Keeley emphasized the student-centeredness of the University of Limerick, a facet that mirrors Georgia Southern.

‘Students who study there will feel challenged, but comfortable in the environment,” Hudak noted. ‘Limerick is a regional university and somewhat rural, but it has excellent student accommodations. There’s transportation into the city of Limerick, and it’s close the Shannon International Airport. There’s also a high-speed train to Dublin and Cork.”

Because the University of Limerick follows the semester calendar, students can go there for a full semester of study, taking four courses and earning credits that will transfer to Georgia Southern. Students in the program can register here and use HOPE scholarship funds.

Keeley also noted the recent endowment of the Eddie Ivie Scholarship for Study in Ireland. The scholarship was created by family and friends to honor the memory a Savannah restaurateur, and concerts are held in Savannah and Statesboro each year to build the endowment and make funds available for Georgia Southern students to study in Ireland.

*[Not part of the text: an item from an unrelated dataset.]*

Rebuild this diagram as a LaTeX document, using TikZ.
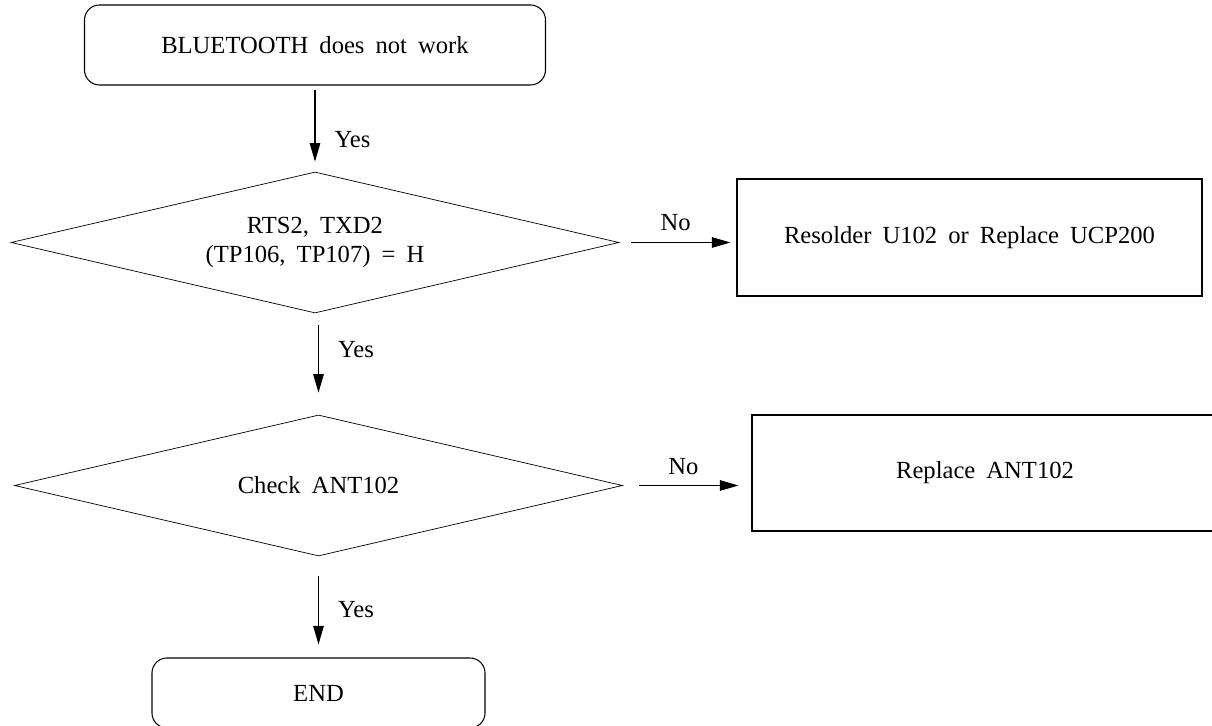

‘Learning from Irish faculty while living among Irish students offers a whole new perspective for students from the U.S.,” said Keeley. ‘They get a clearer picture of the European Union and a real understanding of how the U.S. is viewed in Europe.”

Hudak believes this trip and the exchange of students is just the launching point for growing ties between the Georgia Southern and Ireland.

‘Georgia not only shares a strong historical bond with the Irish,” said Hudak. ‘we share contemporary bonds as well. In the future we expect to strengthen those bonds through educational films, Web sites, and publications that will build on our relationship with Ireland. The study abroad program is a wonderful beginning.”